_SUPPLIED DATA_
+===+
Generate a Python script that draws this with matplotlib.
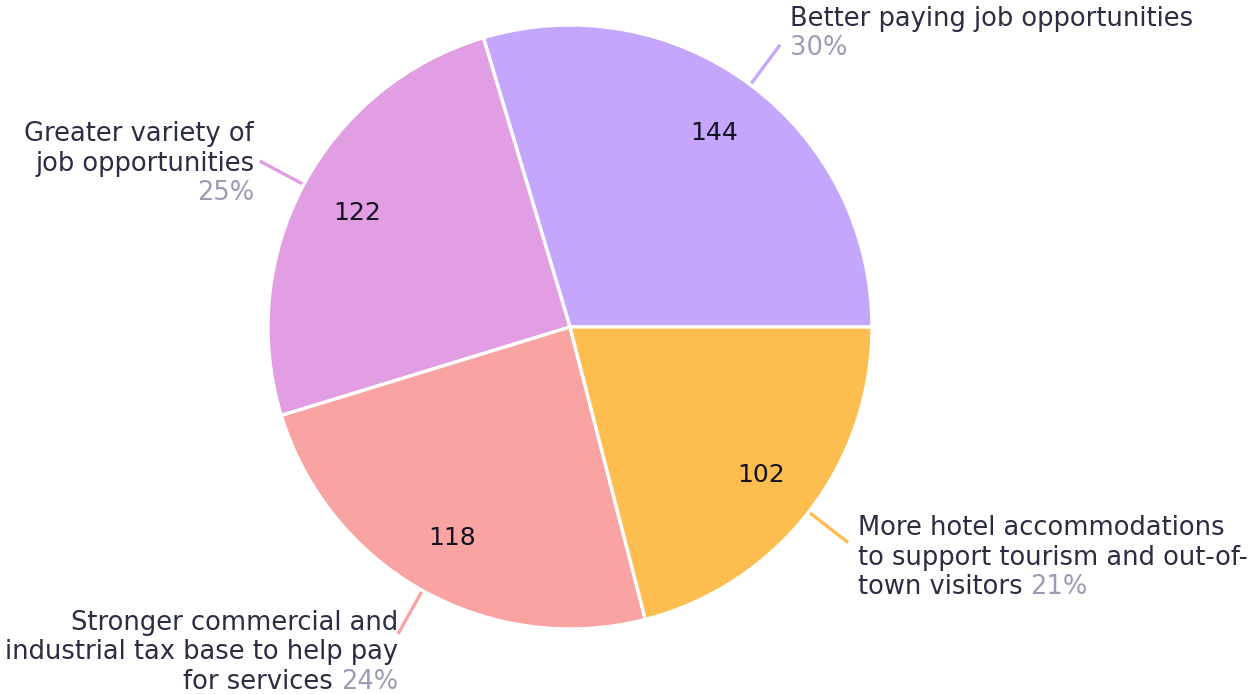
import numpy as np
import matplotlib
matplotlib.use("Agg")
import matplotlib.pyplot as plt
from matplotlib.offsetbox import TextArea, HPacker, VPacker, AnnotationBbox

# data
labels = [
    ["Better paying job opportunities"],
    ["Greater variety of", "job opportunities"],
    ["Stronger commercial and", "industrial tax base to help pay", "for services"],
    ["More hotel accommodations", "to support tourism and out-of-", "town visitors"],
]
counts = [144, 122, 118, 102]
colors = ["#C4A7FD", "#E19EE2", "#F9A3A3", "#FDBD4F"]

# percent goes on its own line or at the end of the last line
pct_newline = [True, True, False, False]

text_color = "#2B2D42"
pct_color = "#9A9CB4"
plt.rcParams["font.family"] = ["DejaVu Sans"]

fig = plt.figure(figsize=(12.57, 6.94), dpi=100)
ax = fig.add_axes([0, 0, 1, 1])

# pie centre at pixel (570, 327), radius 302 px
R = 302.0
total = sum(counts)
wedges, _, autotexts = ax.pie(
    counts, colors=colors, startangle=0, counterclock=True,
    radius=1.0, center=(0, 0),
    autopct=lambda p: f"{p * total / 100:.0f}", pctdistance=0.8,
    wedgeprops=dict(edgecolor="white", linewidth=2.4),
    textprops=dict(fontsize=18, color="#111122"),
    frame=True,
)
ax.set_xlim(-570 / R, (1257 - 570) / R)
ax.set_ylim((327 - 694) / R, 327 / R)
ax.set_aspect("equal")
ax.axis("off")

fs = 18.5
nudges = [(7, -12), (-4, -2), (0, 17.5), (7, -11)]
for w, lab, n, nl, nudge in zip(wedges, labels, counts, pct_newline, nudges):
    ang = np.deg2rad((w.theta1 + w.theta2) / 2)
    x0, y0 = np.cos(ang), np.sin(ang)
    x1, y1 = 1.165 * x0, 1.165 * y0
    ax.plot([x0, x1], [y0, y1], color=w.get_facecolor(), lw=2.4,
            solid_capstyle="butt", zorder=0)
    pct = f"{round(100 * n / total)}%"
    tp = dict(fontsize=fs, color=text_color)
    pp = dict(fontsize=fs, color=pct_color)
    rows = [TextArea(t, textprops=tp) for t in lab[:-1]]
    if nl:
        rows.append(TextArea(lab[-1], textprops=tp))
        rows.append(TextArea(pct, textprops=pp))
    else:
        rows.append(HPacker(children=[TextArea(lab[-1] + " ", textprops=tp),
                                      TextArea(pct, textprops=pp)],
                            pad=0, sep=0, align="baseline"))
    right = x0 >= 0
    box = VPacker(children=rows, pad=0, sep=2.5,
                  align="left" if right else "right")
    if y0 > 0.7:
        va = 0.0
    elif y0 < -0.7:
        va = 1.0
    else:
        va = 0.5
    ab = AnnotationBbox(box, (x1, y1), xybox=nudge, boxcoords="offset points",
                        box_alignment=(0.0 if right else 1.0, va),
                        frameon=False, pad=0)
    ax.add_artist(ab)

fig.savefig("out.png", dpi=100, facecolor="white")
+===+
_STATED PROBLEM_
Write out the whole listing again, exactly, with no pictures.

_EXERCISE ANSWER_
Generate a Python script that draws this with matplotlib.
import numpy as np
import matplotlib
matplotlib.use("Agg")
import matplotlib.pyplot as plt
from matplotlib.offsetbox import TextArea, HPacker, VPacker, AnnotationBbox

# data
labels = [
    ["Better paying job opportunities"],
    ["Greater variety of", "job opportunities"],
    ["Stronger commercial and", "industrial tax base to help pay", "for services"],
    ["More hotel accommodations", "to support tourism and out-of-", "town visitors"],
]
counts = [144, 122, 118, 102]
colors = ["#C4A7FD", "#E19EE2", "#F9A3A3", "#FDBD4F"]

# percent goes on its own line or at the end of the last line
pct_newline = [True, True, False, False]

text_color = "#2B2D42"
pct_color = "#9A9CB4"
plt.rcParams["font.family"] = ["DejaVu Sans"]

fig = plt.figure(figsize=(12.57, 6.94), dpi=100)
ax = fig.add_axes([0, 0, 1, 1])

# pie centre at pixel (570, 327), radius 302 px
R = 302.0
total = sum(counts)
wedges, _, autotexts = ax.pie(
    counts, colors=colors, startangle=0, counterclock=True,
    radius=1.0, center=(0, 0),
    autopct=lambda p: f"{p * total / 100:.0f}", pctdistance=0.8,
    wedgeprops=dict(edgecolor="white", linewidth=2.4),
    textprops=dict(fontsize=18, color="#111122"),
    frame=True,
)
ax.set_xlim(-570 / R, (1257 - 570) / R)
ax.set_ylim((327 - 694) / R, 327 / R)
ax.set_aspect("equal")
ax.axis("off")

fs = 18.5
nudges = [(7, -12), (-4, -2), (0, 17.5), (7, -11)]
for w, lab, n, nl, nudge in zip(wedges, labels, counts, pct_newline, nudges):
    ang = np.deg2rad((w.theta1 + w.theta2) / 2)
    x0, y0 = np.cos(ang), np.sin(ang)
    x1, y1 = 1.165 * x0, 1.165 * y0
    ax.plot([x0, x1], [y0, y1], color=w.get_facecolor(), lw=2.4,
            solid_capstyle="butt", zorder=0)
    pct = f"{round(100 * n / total)}%"
    tp = dict(fontsize=fs, color=text_color)
    pp = dict(fontsize=fs, color=pct_color)
    rows = [TextArea(t, textprops=tp) for t in lab[:-1]]
    if nl:
        rows.append(TextArea(lab[-1], textprops=tp))
        rows.append(TextArea(pct, textprops=pp))
    else:
        rows.append(HPacker(children=[TextArea(lab[-1] + " ", textprops=tp),
                                      TextArea(pct, textprops=pp)],
                            pad=0, sep=0, align="baseline"))
    right = x0 >= 0
    box = VPacker(children=rows, pad=0, sep=2.5,
                  align="left" if right else "right")
    if y0 > 0.7:
        va = 0.0
    elif y0 < -0.7:
        va = 1.0
    else:
        va = 0.5
    ab = AnnotationBbox(box, (x1, y1), xybox=nudge, boxcoords="offset points",
                        box_alignment=(0.0 if right else 1.0, va),
                        frameon=False, pad=0)
    ax.add_artist(ab)

fig.savefig("out.png", dpi=100, facecolor="white")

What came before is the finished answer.